L’élargissement a ainsi été bénéfique dans les deux sens. Les Etats d’Europe occidentale ont pleinement profité des bénéfices d’un marché commun élargi et de ses débouchés. Les exportations de l’Allemagne vers les pays du groupe de Visegrad (Pologne, Hongrie, République tchèque et Slovaquie) sont aujourd’hui supérieures à celles vers la Chine.
La Pologne semble, à présent, être sur la fin de ses « vingt glorieuses », une période de développement comparable à celle qu’a connue la France dans les trente années de l’après-guerre. Elle s’affiche comme la sixième économie de l’UE, malgré sa non-appartenance à la zone euro. Selon un rapport de l’Institut économique polonais, qui a imaginé, à l’occasion de ce vingtième anniversaire, un scénario de développement où l’Europe centrale ne serait pas entrée dans l’UE, le PIB du pays est de 40 % supérieur grâce à cette adhésion.
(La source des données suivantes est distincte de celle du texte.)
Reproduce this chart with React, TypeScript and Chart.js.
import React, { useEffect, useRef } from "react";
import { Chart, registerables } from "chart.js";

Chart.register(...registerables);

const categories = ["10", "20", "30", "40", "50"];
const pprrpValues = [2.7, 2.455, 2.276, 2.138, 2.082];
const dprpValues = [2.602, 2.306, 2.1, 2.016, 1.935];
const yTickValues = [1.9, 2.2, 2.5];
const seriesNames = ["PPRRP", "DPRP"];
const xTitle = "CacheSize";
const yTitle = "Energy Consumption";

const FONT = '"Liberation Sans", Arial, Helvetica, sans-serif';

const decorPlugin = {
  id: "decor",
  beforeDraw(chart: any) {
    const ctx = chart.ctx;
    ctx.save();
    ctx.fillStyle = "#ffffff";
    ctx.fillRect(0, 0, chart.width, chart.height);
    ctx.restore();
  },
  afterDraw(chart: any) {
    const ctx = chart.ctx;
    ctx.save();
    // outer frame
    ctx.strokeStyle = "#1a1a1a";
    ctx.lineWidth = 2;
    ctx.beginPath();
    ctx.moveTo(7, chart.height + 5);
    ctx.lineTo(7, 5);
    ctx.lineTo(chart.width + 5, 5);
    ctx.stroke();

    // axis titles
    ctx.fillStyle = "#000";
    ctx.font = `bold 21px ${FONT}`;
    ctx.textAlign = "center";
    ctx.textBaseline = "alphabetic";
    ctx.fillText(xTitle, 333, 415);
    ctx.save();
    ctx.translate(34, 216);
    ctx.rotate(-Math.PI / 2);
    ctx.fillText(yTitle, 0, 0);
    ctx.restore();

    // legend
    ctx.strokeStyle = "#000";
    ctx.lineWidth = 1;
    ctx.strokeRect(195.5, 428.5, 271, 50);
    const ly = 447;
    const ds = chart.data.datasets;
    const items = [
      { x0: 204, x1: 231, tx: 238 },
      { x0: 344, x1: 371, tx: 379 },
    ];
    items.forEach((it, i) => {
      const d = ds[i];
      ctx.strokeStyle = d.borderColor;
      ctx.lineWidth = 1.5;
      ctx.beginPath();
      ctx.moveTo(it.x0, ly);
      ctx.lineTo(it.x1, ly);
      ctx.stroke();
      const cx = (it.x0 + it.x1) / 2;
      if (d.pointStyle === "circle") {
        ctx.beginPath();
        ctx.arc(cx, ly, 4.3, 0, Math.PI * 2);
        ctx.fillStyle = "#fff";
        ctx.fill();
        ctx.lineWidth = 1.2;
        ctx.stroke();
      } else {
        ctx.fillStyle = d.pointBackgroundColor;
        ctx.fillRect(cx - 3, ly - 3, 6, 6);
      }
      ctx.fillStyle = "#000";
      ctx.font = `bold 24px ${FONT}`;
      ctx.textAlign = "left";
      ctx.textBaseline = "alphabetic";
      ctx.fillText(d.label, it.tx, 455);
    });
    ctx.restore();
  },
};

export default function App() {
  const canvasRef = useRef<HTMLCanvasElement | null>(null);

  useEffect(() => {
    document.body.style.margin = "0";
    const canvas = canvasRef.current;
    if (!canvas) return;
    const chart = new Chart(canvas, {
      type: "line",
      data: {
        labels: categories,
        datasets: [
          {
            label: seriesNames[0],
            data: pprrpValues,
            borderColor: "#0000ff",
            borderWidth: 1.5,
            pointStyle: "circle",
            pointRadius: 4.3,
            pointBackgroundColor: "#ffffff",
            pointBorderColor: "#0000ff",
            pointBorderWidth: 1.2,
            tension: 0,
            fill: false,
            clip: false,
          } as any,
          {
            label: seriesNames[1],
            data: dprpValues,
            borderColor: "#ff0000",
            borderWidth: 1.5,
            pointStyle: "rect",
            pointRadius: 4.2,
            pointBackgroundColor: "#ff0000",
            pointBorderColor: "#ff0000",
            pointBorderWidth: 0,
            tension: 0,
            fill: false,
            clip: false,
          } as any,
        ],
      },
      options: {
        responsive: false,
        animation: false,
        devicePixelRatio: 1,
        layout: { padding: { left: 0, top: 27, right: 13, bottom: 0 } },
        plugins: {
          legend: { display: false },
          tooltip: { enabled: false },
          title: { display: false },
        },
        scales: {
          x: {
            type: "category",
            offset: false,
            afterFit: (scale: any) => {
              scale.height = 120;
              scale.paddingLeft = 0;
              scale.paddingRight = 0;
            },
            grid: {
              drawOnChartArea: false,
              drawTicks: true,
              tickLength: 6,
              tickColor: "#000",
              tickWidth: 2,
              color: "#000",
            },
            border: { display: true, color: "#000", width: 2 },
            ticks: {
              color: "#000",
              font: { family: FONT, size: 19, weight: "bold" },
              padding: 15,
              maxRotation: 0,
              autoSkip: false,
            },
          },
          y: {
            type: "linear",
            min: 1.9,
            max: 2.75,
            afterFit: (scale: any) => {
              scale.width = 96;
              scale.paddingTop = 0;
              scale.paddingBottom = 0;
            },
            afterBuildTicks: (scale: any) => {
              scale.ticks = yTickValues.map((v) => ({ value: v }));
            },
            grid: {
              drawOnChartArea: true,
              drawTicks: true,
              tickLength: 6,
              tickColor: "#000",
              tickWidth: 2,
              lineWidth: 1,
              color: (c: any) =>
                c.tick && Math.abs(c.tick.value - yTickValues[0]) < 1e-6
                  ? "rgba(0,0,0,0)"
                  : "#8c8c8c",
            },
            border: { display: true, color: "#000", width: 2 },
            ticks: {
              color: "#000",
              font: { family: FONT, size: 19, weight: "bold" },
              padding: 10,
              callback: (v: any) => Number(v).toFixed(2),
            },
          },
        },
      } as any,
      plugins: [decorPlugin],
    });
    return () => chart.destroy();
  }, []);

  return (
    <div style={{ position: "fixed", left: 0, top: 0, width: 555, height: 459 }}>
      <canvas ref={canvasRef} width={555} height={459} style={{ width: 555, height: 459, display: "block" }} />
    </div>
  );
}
Des huit Etats analysés, seule la Lituanie fait un meilleur score, avec 60 %.
Pourtant, en dépit de ce succès incontestable, qualifié en Pologne de « saut civilisationnel », l’ambiance à Varsovie n’est pas à la fête. L’euphorie et les larmes de joie de toute une génération, dont les images ont marqué les esprits, le 1er mai 2004 à minuit, ne sont plus qu’un souvenir. Après les élections législatives du 15 octobre 2023, marquées par le retour au pouvoir de Donald Tusk, ancien président du Conseil européen, le pays est en train de faire une nouvelle « révolution démocratique », laquelle met fin à huit années de pouvoir d’une droite nationaliste et autoritaire incarnée par le parti Droit et justice (PiS). Or, cette période a laissé des traces profondes dans la société polonaise.